> _TASK_: Repeat the material verbatim. Images are excluded from the copy.

> _DATASET SECTION_:
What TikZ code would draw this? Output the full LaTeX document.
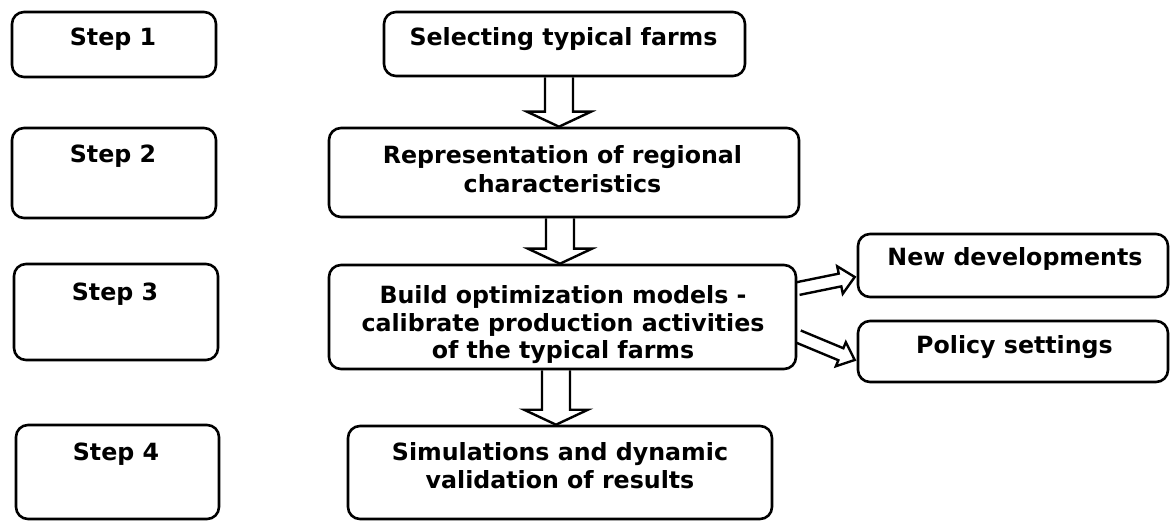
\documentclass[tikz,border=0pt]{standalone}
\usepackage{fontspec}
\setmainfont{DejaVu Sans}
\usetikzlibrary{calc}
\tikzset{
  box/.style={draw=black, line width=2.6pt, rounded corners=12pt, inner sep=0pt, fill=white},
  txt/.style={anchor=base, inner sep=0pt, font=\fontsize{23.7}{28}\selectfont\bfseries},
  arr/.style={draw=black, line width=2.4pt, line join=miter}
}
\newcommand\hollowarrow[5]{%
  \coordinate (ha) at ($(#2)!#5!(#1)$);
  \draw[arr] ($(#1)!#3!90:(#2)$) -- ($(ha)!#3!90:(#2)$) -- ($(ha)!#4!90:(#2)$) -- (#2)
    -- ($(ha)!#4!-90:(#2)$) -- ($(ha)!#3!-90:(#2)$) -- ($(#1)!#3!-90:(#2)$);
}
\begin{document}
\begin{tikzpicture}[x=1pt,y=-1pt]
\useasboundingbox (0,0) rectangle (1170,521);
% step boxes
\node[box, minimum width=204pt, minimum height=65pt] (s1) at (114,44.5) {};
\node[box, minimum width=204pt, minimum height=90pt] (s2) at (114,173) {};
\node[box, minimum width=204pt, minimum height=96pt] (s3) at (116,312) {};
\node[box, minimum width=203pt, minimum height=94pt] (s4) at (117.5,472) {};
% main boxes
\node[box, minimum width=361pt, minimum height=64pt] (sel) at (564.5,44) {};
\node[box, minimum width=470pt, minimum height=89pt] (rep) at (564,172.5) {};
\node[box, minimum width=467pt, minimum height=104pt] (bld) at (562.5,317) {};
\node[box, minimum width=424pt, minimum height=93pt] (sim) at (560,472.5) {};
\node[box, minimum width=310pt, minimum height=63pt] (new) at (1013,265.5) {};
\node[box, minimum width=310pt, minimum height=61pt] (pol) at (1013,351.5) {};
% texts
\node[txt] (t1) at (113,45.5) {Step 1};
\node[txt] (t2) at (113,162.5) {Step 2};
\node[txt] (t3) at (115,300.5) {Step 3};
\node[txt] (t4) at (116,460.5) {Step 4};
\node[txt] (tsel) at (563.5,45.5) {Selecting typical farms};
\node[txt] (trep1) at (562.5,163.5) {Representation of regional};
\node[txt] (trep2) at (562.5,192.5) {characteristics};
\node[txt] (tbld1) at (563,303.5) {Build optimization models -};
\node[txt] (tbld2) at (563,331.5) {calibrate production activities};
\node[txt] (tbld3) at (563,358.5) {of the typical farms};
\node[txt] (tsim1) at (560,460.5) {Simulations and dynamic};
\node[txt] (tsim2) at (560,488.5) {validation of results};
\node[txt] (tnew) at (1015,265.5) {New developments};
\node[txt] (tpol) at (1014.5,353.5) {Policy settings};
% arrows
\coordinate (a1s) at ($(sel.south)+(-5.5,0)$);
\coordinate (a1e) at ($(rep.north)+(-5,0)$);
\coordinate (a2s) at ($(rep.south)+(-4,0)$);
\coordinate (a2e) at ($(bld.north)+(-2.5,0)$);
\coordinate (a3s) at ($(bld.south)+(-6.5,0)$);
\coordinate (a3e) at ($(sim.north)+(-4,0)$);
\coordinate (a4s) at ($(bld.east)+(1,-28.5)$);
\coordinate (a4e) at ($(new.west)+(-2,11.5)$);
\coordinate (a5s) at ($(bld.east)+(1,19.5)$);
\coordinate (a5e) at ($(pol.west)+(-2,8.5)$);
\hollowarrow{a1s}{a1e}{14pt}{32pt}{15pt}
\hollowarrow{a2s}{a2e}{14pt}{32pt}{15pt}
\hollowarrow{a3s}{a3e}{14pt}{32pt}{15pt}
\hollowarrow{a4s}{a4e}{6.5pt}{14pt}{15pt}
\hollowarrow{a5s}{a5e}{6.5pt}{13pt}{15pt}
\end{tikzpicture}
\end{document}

> _EXPECTED ANSWER_:
What TikZ code would draw this? Output the full LaTeX document.
\documentclass[tikz,border=0pt]{standalone}
\usepackage{fontspec}
\setmainfont{DejaVu Sans}
\usetikzlibrary{calc}
\tikzset{
  box/.style={draw=black, line width=2.6pt, rounded corners=12pt, inner sep=0pt, fill=white},
  txt/.style={anchor=base, inner sep=0pt, font=\fontsize{23.7}{28}\selectfont\bfseries},
  arr/.style={draw=black, line width=2.4pt, line join=miter}
}
\newcommand\hollowarrow[5]{%
  \coordinate (ha) at ($(#2)!#5!(#1)$);
  \draw[arr] ($(#1)!#3!90:(#2)$) -- ($(ha)!#3!90:(#2)$) -- ($(ha)!#4!90:(#2)$) -- (#2)
    -- ($(ha)!#4!-90:(#2)$) -- ($(ha)!#3!-90:(#2)$) -- ($(#1)!#3!-90:(#2)$);
}
\begin{document}
\begin{tikzpicture}[x=1pt,y=-1pt]
\useasboundingbox (0,0) rectangle (1170,521);
% step boxes
\node[box, minimum width=204pt, minimum height=65pt] (s1) at (114,44.5) {};
\node[box, minimum width=204pt, minimum height=90pt] (s2) at (114,173) {};
\node[box, minimum width=204pt, minimum height=96pt] (s3) at (116,312) {};
\node[box, minimum width=203pt, minimum height=94pt] (s4) at (117.5,472) {};
% main boxes
\node[box, minimum width=361pt, minimum height=64pt] (sel) at (564.5,44) {};
\node[box, minimum width=470pt, minimum height=89pt] (rep) at (564,172.5) {};
\node[box, minimum width=467pt, minimum height=104pt] (bld) at (562.5,317) {};
\node[box, minimum width=424pt, minimum height=93pt] (sim) at (560,472.5) {};
\node[box, minimum width=310pt, minimum height=63pt] (new) at (1013,265.5) {};
\node[box, minimum width=310pt, minimum height=61pt] (pol) at (1013,351.5) {};
% texts
\node[txt] (t1) at (113,45.5) {Step 1};
\node[txt] (t2) at (113,162.5) {Step 2};
\node[txt] (t3) at (115,300.5) {Step 3};
\node[txt] (t4) at (116,460.5) {Step 4};
\node[txt] (tsel) at (563.5,45.5) {Selecting typical farms};
\node[txt] (trep1) at (562.5,163.5) {Representation of regional};
\node[txt] (trep2) at (562.5,192.5) {characteristics};
\node[txt] (tbld1) at (563,303.5) {Build optimization models -};
\node[txt] (tbld2) at (563,331.5) {calibrate production activities};
\node[txt] (tbld3) at (563,358.5) {of the typical farms};
\node[txt] (tsim1) at (560,460.5) {Simulations and dynamic};
\node[txt] (tsim2) at (560,488.5) {validation of results};
\node[txt] (tnew) at (1015,265.5) {New developments};
\node[txt] (tpol) at (1014.5,353.5) {Policy settings};
% arrows
\coordinate (a1s) at ($(sel.south)+(-5.5,0)$);
\coordinate (a1e) at ($(rep.north)+(-5,0)$);
\coordinate (a2s) at ($(rep.south)+(-4,0)$);
\coordinate (a2e) at ($(bld.north)+(-2.5,0)$);
\coordinate (a3s) at ($(bld.south)+(-6.5,0)$);
\coordinate (a3e) at ($(sim.north)+(-4,0)$);
\coordinate (a4s) at ($(bld.east)+(1,-28.5)$);
\coordinate (a4e) at ($(new.west)+(-2,11.5)$);
\coordinate (a5s) at ($(bld.east)+(1,19.5)$);
\coordinate (a5e) at ($(pol.west)+(-2,8.5)$);
\hollowarrow{a1s}{a1e}{14pt}{32pt}{15pt}
\hollowarrow{a2s}{a2e}{14pt}{32pt}{15pt}
\hollowarrow{a3s}{a3e}{14pt}{32pt}{15pt}
\hollowarrow{a4s}{a4e}{6.5pt}{14pt}{15pt}
\hollowarrow{a5s}{a5e}{6.5pt}{13pt}{15pt}
\end{tikzpicture}
\end{document}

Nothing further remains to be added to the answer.